Nuestra Señora de Jerusalén |
(1a. Carta a los Tesalonicenses 2:7-8)
Mi hermana recientemente tuvo su primer bebé, ¡Que bebé más lindo! Mara ha crecido con una velocidad increíble, en cada visita al doctor supera en peso al 99% de los bebés de su misma edad.
Cristina llama frecuentemente para reportar: “¡Mara ha estado amamantando todo el día, va a crecer nuevamente!” A veces solamente llama para compadecer, porque ha estado todo el día dándole de tomar leche, sin importarle cuanto tiempo esté haciéndolo.

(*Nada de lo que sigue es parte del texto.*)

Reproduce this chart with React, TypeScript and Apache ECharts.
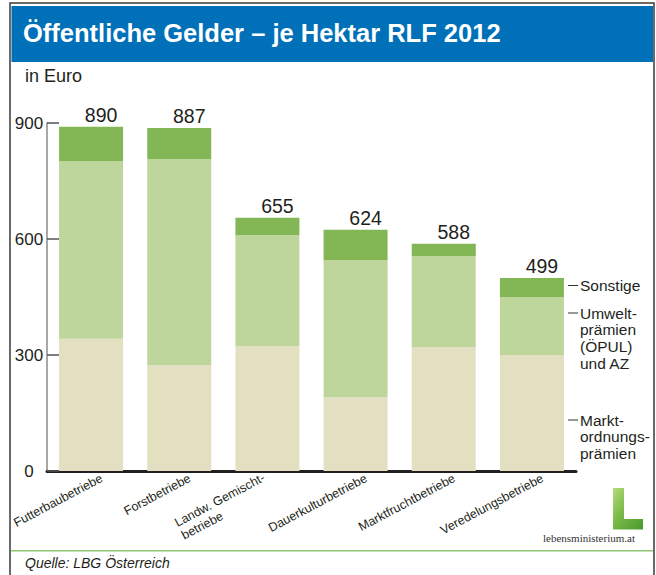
import React, { useEffect, useRef } from 'react';
import * as echarts from 'echarts';

const categories = [
  'Futterbaubetriebe',
  'Forstbetriebe',
  'Landw. Gemischt-\nbetriebe',
  'Dauerkulturbetriebe',
  'Marktfruchtbetriebe',
  'Veredelungsbetriebe',
];
const marktordnung = [342, 274, 323, 191, 321, 300];
const umwelt = [460, 533, 287, 355, 235, 150];
const sonstige = [88, 80, 45, 78, 32, 49];
const totals = [890, 887, 655, 624, 588, 499];
const yMin = 0;
const yMax = 900;
const yStep = 300;

const seriesNames = ['Marktordnungsprämien', 'Umweltprämien (ÖPUL) und AZ', 'Sonstige'];
const legendLines = [
  { text: 'Sonstige', y: 285.5 },
  { text: 'Umwelt-\nprämien\n(ÖPUL)\nund AZ', y: 313 },
  { text: 'Markt-\nordnungs-\nprämien', y: 420 },
];

const FONT = '"Liberation Sans", Arial, Helvetica, sans-serif';
const TXT = '#231f20';

export default function App() {
  const ref = useRef<HTMLDivElement>(null);
  useEffect(() => {
    const chart = echarts.init(ref.current!, null, { renderer: 'svg' });
    const barBase = { type: 'bar', stack: 'total', barWidth: 64, barCategoryGap: 0 };
    const xData = categories.map((c) =>
      c.indexOf('\n') >= 0 ? { value: c, textStyle: { padding: [0, 0, 0, 0] } } : c
    );
    chart.setOption({
      animation: false,
      textStyle: { fontFamily: FONT },
      grid: { left: 47, right: 80, top: 123, bottom: 104 },
      xAxis: {
        type: 'category',
        data: xData,
        axisLine: { show: true, lineStyle: { color: TXT, width: 3 } },
        axisTick: { show: false },
        axisLabel: {
          interval: 0,
          rotate: 28,
          margin: 12,
          padding: [0, -12, 0, 0],
          fontSize: 12.5,
          color: TXT,
          fontFamily: FONT,
          lineHeight: 14,
          formatter: (v: string) => {
            if (v.indexOf('\n') >= 0) {
              const parts = v.split('\n');
              return parts.map((p) => `{a|${p}}`).join('\n');
            }
            return v;
          },
          rich: {
            a: { align: 'left', fontSize: 12.5, color: TXT, fontFamily: FONT, lineHeight: 14.5 },
          },
        },
        splitLine: { show: false },
      },
      yAxis: {
        type: 'value',
        min: yMin,
        max: yMax,
        interval: yStep,
        axisLine: { show: true, lineStyle: { color: '#8a8a8a', width: 1.5 } },
        axisTick: { show: true, inside: true, length: 12, lineStyle: { color: '#555', width: 1.5 } },
        axisLabel: { margin: 18, align: 'center', fontSize: 17, color: TXT, fontFamily: FONT },
        splitLine: { show: false },
      },
      series: [
        { ...barBase, name: seriesNames[0], data: marktordnung, itemStyle: { color: '#e3dfc1' } },
        { ...barBase, name: seriesNames[1], data: umwelt, itemStyle: { color: '#bed69c' } },
        {
          ...barBase,
          name: seriesNames[2],
          data: sonstige,
          itemStyle: { color: '#83b655' },
          label: {
            show: true,
            position: 'top',
            distance: 2,
            offset: [10, 0],
            fontSize: 19.5,
            color: TXT,
            fontFamily: FONT,
            formatter: (p: any) => String(totals[p.dataIndex]),
          },
        },
      ],
      graphic: {
        elements: [
          {
            type: 'rect',
            shape: { x: 10, y: 3, width: 644, height: 640 },
            style: { fill: 'none', stroke: '#3a3a3a', lineWidth: 1.5 },
            silent: true,
          },
          {
            type: 'rect',
            shape: { x: 11.5, y: 6, width: 641.5, height: 56 },
            style: { fill: '#0070b8' },
            silent: true,
          },
          {
            type: 'text',
            x: 23,
            y: 33,
            style: {
              text: 'Öffentliche Gelder – je Hektar RLF 2012',
              fill: '#ffffff',
              font: `bold 25.5px ${FONT}`,
              textAlign: 'left',
              textVerticalAlign: 'middle',
              align: 'left',
              verticalAlign: 'middle',
            },
          },
          {
            type: 'text',
            x: 25,
            y: 75.5,
            style: {
              text: 'in Euro',
              fill: TXT,
              font: `18px ${FONT}`,
              textAlign: 'left',
              textVerticalAlign: 'middle',
              align: 'left',
              verticalAlign: 'middle',
            },
          },
          ...legendLines.map((l) => ({
            type: 'line',
            shape: { x1: 568, y1: l.y, x2: 578, y2: l.y },
            style: { stroke: '#333', lineWidth: 1 },
            silent: true,
          })),
          ...legendLines.map((l) => ({
            type: 'text',
            x: 580,
            y: l.y - 8.3,
            style: {
              text: l.text,
              fill: TXT,
              font: `15.5px ${FONT}`,
              lineHeight: 16.7,
              textAlign: 'left',
              textVerticalAlign: 'top',
              align: 'left',
              verticalAlign: 'top',
            },
          })),
          {
            type: 'polygon',
            shape: {
              points: [
                [613, 488],
                [624, 488],
                [624, 519],
                [643, 519],
                [643, 529.5],
                [613, 529.5],
              ],
            },
            style: {
              fill: {
                type: 'linear',
                x: 0,
                y: 0,
                x2: 1,
                y2: 1,
                colorStops: [
                  { offset: 0, color: '#b5dc7a' },
                  { offset: 0.45, color: '#78b947' },
                  { offset: 1, color: '#4b9a2c' },
                ],
              },
            },
            silent: true,
          },
          {
            type: 'text',
            x: 543,
            y: 538,
            style: {
              text: 'lebensministerium.at',
              fill: '#333',
              font: `11px "Liberation Serif", "Times New Roman", serif`,
              textAlign: 'left',
              textVerticalAlign: 'middle',
              align: 'left',
              verticalAlign: 'middle',
            },
          },
          {
            type: 'line',
            shape: { x1: 11, y1: 550.7, x2: 653, y2: 550.7 },
            style: { stroke: '#8fc873', lineWidth: 1.5 },
            silent: true,
          },
          {
            type: 'text',
            x: 25,
            y: 562.5,
            style: {
              text: 'Quelle: LBG Österreich',
              fill: TXT,
              font: `italic 14px ${FONT}`,
              textAlign: 'left',
              textVerticalAlign: 'middle',
              align: 'left',
              verticalAlign: 'middle',
            },
          },
        ],
      },
    });
    return () => chart.dispose();
  }, []);
  return (
    <div
      ref={ref}
      style={{ position: 'fixed', left: 0, top: 0, width: 656, height: 575, background: '#ffffff' }}
    />
  );
}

Hablamos y reflexionamos sobre lo que vemos a nuestro alrededor: una cultura de distancia entre las madres y sus bebés. Es tan fácil para el bebé ir de la cuna a la mecedora y de ahí al asiento para el carro con solamente un par de paradas en los brazos de alguien para comer. “No hay amor sin sacrificio propio”, mi hermana y yo estamos de acuerdo. En efecto, ese tiempo amoroso entre la madre y su hijo, cuando la madre amamanta al bebé con su propio cuerpo, deleita al niño con su propia sonrisa o lo mece con su propio cuerpo, todo eso es la primera experiencia que tiene el niño del amor sacrificado. Es más, es la primera experiencia del niño del amor divino.
En el Arte Sagrado vemos a veces en paralelo las imágenes de Jesús crucificado y María amamantando
al infante Jesús en su pecho: el sacrificio personal de María anticipando el de Jesús, el sacrificio personal
de Jesús haciéndo el de ella posible. Pablo muestra una imagen similar en los Tesalonicenses, “nos hicimos pequeños entre ustedes, imitando a la madre que juega con su criatura.” En esta hermosa imagen de María él nos enseña que el Evangelio entra en el mundo, no como simples palabras, sino como un regalo de su persona y su presencia, en cuerpo y sangre.
Así es para todo nosotros los que buscamos llevar el Evangelio a otros, como madre amorosa, padre
compasivo y amigo fiel. ¡La palabra se debe hacer carne!